==== RECORD SET ====

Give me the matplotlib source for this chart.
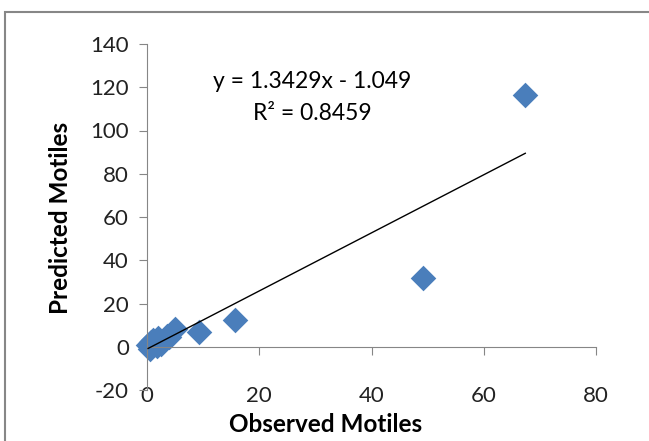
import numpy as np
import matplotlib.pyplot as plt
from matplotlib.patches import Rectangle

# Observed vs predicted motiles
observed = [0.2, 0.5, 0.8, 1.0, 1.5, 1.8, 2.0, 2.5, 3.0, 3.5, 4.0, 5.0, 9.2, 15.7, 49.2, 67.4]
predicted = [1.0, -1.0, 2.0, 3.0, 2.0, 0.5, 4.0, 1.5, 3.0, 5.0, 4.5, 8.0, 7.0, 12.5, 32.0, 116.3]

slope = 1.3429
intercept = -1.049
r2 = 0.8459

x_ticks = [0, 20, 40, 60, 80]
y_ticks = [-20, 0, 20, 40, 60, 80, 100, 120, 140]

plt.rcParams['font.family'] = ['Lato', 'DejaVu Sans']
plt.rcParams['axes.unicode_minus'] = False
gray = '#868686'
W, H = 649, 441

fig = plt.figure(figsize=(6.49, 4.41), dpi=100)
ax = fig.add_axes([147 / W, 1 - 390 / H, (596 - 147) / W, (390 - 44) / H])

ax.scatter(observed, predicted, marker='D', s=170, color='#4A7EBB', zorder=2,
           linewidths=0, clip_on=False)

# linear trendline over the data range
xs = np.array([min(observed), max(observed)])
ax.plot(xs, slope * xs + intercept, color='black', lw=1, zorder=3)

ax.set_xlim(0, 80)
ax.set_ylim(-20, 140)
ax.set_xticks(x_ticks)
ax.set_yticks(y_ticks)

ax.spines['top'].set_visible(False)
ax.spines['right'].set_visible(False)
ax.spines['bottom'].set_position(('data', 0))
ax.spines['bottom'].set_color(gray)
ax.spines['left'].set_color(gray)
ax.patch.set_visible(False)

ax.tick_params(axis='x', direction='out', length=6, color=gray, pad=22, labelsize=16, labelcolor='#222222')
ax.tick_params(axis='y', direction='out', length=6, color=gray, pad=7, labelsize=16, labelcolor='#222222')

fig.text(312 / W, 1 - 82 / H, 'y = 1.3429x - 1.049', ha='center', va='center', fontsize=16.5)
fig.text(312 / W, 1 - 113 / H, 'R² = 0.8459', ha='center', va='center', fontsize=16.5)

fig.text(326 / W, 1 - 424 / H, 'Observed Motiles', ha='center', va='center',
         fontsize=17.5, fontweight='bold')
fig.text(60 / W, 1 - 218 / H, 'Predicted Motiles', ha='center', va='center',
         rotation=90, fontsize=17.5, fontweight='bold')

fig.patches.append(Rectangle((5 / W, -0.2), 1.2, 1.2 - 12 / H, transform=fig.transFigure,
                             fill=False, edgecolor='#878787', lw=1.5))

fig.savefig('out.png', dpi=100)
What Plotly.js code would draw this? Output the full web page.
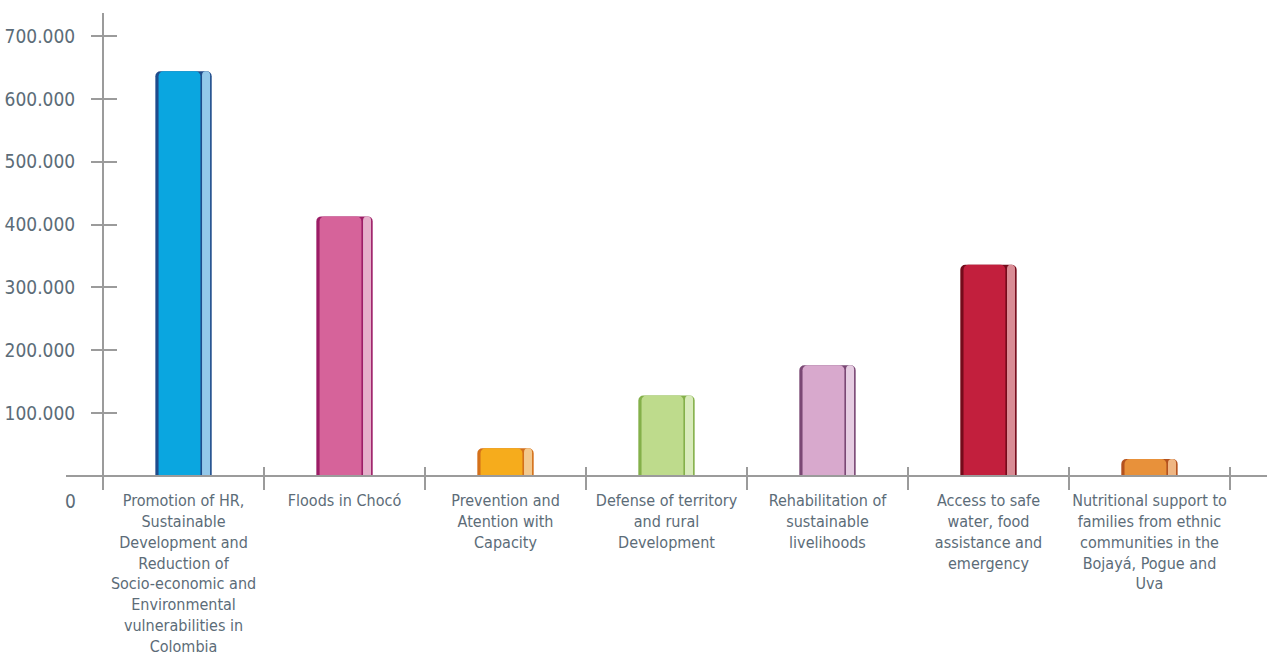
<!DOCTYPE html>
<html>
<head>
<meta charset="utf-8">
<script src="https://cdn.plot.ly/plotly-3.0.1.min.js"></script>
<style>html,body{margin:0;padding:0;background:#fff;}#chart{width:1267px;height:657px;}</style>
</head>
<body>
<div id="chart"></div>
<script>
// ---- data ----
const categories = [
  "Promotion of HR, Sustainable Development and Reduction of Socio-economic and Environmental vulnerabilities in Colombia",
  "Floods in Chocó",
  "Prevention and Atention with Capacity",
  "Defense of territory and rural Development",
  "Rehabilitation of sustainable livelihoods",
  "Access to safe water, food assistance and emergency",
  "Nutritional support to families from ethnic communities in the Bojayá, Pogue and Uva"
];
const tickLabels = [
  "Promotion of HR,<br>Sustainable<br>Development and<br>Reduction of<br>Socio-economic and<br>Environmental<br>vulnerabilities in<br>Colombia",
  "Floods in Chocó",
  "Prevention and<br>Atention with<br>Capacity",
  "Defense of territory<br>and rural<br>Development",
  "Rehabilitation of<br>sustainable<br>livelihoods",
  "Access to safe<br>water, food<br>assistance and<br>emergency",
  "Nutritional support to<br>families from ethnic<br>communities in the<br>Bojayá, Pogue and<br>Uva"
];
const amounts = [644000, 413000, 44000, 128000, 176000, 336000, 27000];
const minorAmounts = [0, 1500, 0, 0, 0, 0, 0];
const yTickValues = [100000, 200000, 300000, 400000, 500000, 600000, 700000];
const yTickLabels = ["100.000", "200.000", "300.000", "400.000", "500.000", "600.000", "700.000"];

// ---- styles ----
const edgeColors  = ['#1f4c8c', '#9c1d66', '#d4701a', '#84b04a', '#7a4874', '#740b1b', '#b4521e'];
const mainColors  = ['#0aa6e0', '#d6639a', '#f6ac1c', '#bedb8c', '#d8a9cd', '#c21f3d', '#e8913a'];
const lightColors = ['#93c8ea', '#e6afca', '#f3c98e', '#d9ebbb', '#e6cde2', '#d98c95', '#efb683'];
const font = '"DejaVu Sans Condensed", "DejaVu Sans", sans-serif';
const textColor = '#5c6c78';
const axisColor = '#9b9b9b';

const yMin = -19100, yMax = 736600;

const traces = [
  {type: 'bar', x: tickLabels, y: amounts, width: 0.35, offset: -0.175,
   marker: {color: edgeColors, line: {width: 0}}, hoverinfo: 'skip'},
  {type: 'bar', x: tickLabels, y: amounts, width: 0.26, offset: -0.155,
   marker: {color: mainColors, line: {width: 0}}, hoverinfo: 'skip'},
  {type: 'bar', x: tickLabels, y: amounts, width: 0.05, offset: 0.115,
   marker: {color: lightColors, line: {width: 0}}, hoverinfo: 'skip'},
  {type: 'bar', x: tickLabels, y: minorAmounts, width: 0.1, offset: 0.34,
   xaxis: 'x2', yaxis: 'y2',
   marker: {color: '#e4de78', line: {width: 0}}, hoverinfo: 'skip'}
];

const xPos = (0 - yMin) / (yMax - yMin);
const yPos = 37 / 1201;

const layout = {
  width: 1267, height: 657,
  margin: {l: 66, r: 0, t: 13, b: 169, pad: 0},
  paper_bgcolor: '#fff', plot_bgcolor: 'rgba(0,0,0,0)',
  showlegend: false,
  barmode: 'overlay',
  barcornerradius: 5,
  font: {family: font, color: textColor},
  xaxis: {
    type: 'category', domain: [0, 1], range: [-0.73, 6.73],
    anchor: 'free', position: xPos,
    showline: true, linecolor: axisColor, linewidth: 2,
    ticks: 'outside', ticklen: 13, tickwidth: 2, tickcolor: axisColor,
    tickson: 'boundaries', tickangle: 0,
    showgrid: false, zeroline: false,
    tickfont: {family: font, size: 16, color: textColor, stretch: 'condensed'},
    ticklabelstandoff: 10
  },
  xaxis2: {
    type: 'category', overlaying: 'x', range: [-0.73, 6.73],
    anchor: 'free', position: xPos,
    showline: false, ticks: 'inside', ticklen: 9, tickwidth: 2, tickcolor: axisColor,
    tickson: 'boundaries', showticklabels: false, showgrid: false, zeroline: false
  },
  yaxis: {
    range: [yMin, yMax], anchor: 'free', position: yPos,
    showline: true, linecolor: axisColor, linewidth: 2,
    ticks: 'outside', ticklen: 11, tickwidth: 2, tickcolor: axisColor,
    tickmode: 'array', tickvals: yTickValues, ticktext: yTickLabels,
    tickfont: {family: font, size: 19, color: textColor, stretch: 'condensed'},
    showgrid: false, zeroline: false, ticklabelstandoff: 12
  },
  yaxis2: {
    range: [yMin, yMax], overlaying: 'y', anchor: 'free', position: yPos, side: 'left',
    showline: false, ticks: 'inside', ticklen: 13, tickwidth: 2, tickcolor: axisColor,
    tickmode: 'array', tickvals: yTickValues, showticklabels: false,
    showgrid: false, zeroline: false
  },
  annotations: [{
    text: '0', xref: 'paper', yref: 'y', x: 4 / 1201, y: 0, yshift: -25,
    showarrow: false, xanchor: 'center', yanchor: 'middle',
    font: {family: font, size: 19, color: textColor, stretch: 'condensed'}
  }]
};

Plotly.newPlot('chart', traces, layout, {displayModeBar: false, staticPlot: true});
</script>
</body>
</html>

====

AIM ▸ Only lines belong in the copy: transcribe those from the start of the data through the line that contains "ax.patch.set_visible(False)", and skip the pictures.

FULL ANSWER ▸
Give me the matplotlib source for this chart.
import numpy as np
import matplotlib.pyplot as plt
from matplotlib.patches import Rectangle

# Observed vs predicted motiles
observed = [0.2, 0.5, 0.8, 1.0, 1.5, 1.8, 2.0, 2.5, 3.0, 3.5, 4.0, 5.0, 9.2, 15.7, 49.2, 67.4]
predicted = [1.0, -1.0, 2.0, 3.0, 2.0, 0.5, 4.0, 1.5, 3.0, 5.0, 4.5, 8.0, 7.0, 12.5, 32.0, 116.3]

slope = 1.3429
intercept = -1.049
r2 = 0.8459

x_ticks = [0, 20, 40, 60, 80]
y_ticks = [-20, 0, 20, 40, 60, 80, 100, 120, 140]

plt.rcParams['font.family'] = ['Lato', 'DejaVu Sans']
plt.rcParams['axes.unicode_minus'] = False
gray = '#868686'
W, H = 649, 441

fig = plt.figure(figsize=(6.49, 4.41), dpi=100)
ax = fig.add_axes([147 / W, 1 - 390 / H, (596 - 147) / W, (390 - 44) / H])

ax.scatter(observed, predicted, marker='D', s=170, color='#4A7EBB', zorder=2,
           linewidths=0, clip_on=False)

# linear trendline over the data range
xs = np.array([min(observed), max(observed)])
ax.plot(xs, slope * xs + intercept, color='black', lw=1, zorder=3)

ax.set_xlim(0, 80)
ax.set_ylim(-20, 140)
ax.set_xticks(x_ticks)
ax.set_yticks(y_ticks)

ax.spines['top'].set_visible(False)
ax.spines['right'].set_visible(False)
ax.spines['bottom'].set_position(('data', 0))
ax.spines['bottom'].set_color(gray)
ax.spines['left'].set_color(gray)
ax.patch.set_visible(False)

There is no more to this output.